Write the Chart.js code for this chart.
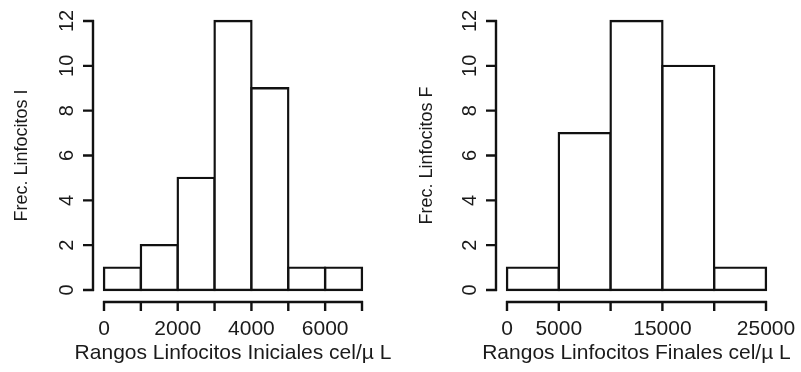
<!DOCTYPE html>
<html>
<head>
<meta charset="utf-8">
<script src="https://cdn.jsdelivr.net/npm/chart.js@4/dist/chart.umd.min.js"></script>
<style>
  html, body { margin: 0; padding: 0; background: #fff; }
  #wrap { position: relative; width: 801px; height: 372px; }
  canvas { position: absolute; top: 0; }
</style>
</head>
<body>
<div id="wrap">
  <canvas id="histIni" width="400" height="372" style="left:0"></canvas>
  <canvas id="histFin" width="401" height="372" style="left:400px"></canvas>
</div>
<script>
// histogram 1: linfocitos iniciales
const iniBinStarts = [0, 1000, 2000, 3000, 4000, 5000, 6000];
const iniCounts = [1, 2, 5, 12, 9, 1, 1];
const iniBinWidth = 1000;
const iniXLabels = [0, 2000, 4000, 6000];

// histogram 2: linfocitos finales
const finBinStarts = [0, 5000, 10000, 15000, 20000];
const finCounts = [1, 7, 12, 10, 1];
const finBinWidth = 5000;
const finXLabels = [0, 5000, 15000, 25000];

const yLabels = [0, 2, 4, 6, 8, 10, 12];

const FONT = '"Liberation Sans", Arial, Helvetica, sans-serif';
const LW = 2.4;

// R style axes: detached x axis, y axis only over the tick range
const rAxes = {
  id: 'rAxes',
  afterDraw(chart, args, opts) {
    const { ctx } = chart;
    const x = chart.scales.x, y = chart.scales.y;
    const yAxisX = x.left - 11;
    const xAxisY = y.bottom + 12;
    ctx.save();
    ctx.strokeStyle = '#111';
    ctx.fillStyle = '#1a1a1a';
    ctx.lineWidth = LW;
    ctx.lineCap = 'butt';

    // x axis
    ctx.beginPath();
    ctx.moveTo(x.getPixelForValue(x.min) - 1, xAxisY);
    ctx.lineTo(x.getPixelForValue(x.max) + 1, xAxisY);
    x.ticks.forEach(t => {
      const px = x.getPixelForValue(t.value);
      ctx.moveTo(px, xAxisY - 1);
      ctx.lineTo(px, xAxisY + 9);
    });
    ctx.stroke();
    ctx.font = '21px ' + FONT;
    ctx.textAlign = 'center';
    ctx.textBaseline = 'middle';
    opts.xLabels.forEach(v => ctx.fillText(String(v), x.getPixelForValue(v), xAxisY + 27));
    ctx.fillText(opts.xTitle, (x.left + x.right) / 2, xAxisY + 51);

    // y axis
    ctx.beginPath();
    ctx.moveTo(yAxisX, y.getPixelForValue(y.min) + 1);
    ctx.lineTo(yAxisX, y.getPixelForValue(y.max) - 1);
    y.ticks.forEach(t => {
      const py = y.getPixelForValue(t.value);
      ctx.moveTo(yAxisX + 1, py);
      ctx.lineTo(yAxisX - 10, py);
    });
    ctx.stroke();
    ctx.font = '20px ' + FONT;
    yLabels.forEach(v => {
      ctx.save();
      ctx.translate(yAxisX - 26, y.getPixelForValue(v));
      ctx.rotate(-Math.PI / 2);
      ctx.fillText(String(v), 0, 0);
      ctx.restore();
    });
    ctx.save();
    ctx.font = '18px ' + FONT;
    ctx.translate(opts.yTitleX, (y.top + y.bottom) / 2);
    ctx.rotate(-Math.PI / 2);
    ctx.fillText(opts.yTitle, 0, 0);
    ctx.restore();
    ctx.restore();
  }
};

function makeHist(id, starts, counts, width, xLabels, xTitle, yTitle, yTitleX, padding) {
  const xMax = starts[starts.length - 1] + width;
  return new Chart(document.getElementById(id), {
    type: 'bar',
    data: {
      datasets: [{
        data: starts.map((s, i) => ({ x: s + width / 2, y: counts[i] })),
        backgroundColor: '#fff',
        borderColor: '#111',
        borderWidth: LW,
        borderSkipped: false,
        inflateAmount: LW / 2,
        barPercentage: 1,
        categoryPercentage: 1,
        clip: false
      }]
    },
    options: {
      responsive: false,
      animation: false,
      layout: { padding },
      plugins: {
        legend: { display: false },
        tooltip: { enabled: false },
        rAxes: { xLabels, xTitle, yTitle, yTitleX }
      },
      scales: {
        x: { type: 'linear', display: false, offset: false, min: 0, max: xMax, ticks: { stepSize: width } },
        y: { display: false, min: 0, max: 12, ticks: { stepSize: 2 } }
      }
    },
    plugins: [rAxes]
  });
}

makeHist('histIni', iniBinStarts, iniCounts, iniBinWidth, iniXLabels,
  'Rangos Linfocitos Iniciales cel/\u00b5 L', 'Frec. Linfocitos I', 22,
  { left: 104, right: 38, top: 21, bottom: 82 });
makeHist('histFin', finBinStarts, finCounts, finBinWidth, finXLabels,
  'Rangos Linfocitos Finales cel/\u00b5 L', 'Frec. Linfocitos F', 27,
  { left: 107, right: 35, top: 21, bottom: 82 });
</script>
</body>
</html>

-*-

> What you are asked to do
Copy the material above exactly and drop the pictures.

> Exercise answer
Write the Chart.js code for this chart.
<!DOCTYPE html>
<html>
<head>
<meta charset="utf-8">
<script src="https://cdn.jsdelivr.net/npm/chart.js@4/dist/chart.umd.min.js"></script>
<style>
  html, body { margin: 0; padding: 0; background: #fff; }
  #wrap { position: relative; width: 801px; height: 372px; }
  canvas { position: absolute; top: 0; }
</style>
</head>
<body>
<div id="wrap">
  <canvas id="histIni" width="400" height="372" style="left:0"></canvas>
  <canvas id="histFin" width="401" height="372" style="left:400px"></canvas>
</div>
<script>
// histogram 1: linfocitos iniciales
const iniBinStarts = [0, 1000, 2000, 3000, 4000, 5000, 6000];
const iniCounts = [1, 2, 5, 12, 9, 1, 1];
const iniBinWidth = 1000;
const iniXLabels = [0, 2000, 4000, 6000];

// histogram 2: linfocitos finales
const finBinStarts = [0, 5000, 10000, 15000, 20000];
const finCounts = [1, 7, 12, 10, 1];
const finBinWidth = 5000;
const finXLabels = [0, 5000, 15000, 25000];

const yLabels = [0, 2, 4, 6, 8, 10, 12];

const FONT = '"Liberation Sans", Arial, Helvetica, sans-serif';
const LW = 2.4;

// R style axes: detached x axis, y axis only over the tick range
const rAxes = {
  id: 'rAxes',
  afterDraw(chart, args, opts) {
    const { ctx } = chart;
    const x = chart.scales.x, y = chart.scales.y;
    const yAxisX = x.left - 11;
    const xAxisY = y.bottom + 12;
    ctx.save();
    ctx.strokeStyle = '#111';
    ctx.fillStyle = '#1a1a1a';
    ctx.lineWidth = LW;
    ctx.lineCap = 'butt';

    // x axis
    ctx.beginPath();
    ctx.moveTo(x.getPixelForValue(x.min) - 1, xAxisY);
    ctx.lineTo(x.getPixelForValue(x.max) + 1, xAxisY);
    x.ticks.forEach(t => {
      const px = x.getPixelForValue(t.value);
      ctx.moveTo(px, xAxisY - 1);
      ctx.lineTo(px, xAxisY + 9);
    });
    ctx.stroke();
    ctx.font = '21px ' + FONT;
    ctx.textAlign = 'center';
    ctx.textBaseline = 'middle';
    opts.xLabels.forEach(v => ctx.fillText(String(v), x.getPixelForValue(v), xAxisY + 27));
    ctx.fillText(opts.xTitle, (x.left + x.right) / 2, xAxisY + 51);

    // y axis
    ctx.beginPath();
    ctx.moveTo(yAxisX, y.getPixelForValue(y.min) + 1);
    ctx.lineTo(yAxisX, y.getPixelForValue(y.max) - 1);
    y.ticks.forEach(t => {
      const py = y.getPixelForValue(t.value);
      ctx.moveTo(yAxisX + 1, py);
      ctx.lineTo(yAxisX - 10, py);
    });
    ctx.stroke();
    ctx.font = '20px ' + FONT;
    yLabels.forEach(v => {
      ctx.save();
      ctx.translate(yAxisX - 26, y.getPixelForValue(v));
      ctx.rotate(-Math.PI / 2);
      ctx.fillText(String(v), 0, 0);
      ctx.restore();
    });
    ctx.save();
    ctx.font = '18px ' + FONT;
    ctx.translate(opts.yTitleX, (y.top + y.bottom) / 2);
    ctx.rotate(-Math.PI / 2);
    ctx.fillText(opts.yTitle, 0, 0);
    ctx.restore();
    ctx.restore();
  }
};

function makeHist(id, starts, counts, width, xLabels, xTitle, yTitle, yTitleX, padding) {
  const xMax = starts[starts.length - 1] + width;
  return new Chart(document.getElementById(id), {
    type: 'bar',
    data: {
      datasets: [{
        data: starts.map((s, i) => ({ x: s + width / 2, y: counts[i] })),
        backgroundColor: '#fff',
        borderColor: '#111',
        borderWidth: LW,
        borderSkipped: false,
        inflateAmount: LW / 2,
        barPercentage: 1,
        categoryPercentage: 1,
        clip: false
      }]
    },
    options: {
      responsive: false,
      animation: false,
      layout: { padding },
      plugins: {
        legend: { display: false },
        tooltip: { enabled: false },
        rAxes: { xLabels, xTitle, yTitle, yTitleX }
      },
      scales: {
        x: { type: 'linear', display: false, offset: false, min: 0, max: xMax, ticks: { stepSize: width } },
        y: { display: false, min: 0, max: 12, ticks: { stepSize: 2 } }
      }
    },
    plugins: [rAxes]
  });
}

makeHist('histIni', iniBinStarts, iniCounts, iniBinWidth, iniXLabels,
  'Rangos Linfocitos Iniciales cel/\u00b5 L', 'Frec. Linfocitos I', 22,
  { left: 104, right: 38, top: 21, bottom: 82 });
makeHist('histFin', finBinStarts, finCounts, finBinWidth, finXLabels,
  'Rangos Linfocitos Finales cel/\u00b5 L', 'Frec. Linfocitos F', 27,
  { left: 107, right: 35, top: 21, bottom: 82 });
</script>
</body>
</html>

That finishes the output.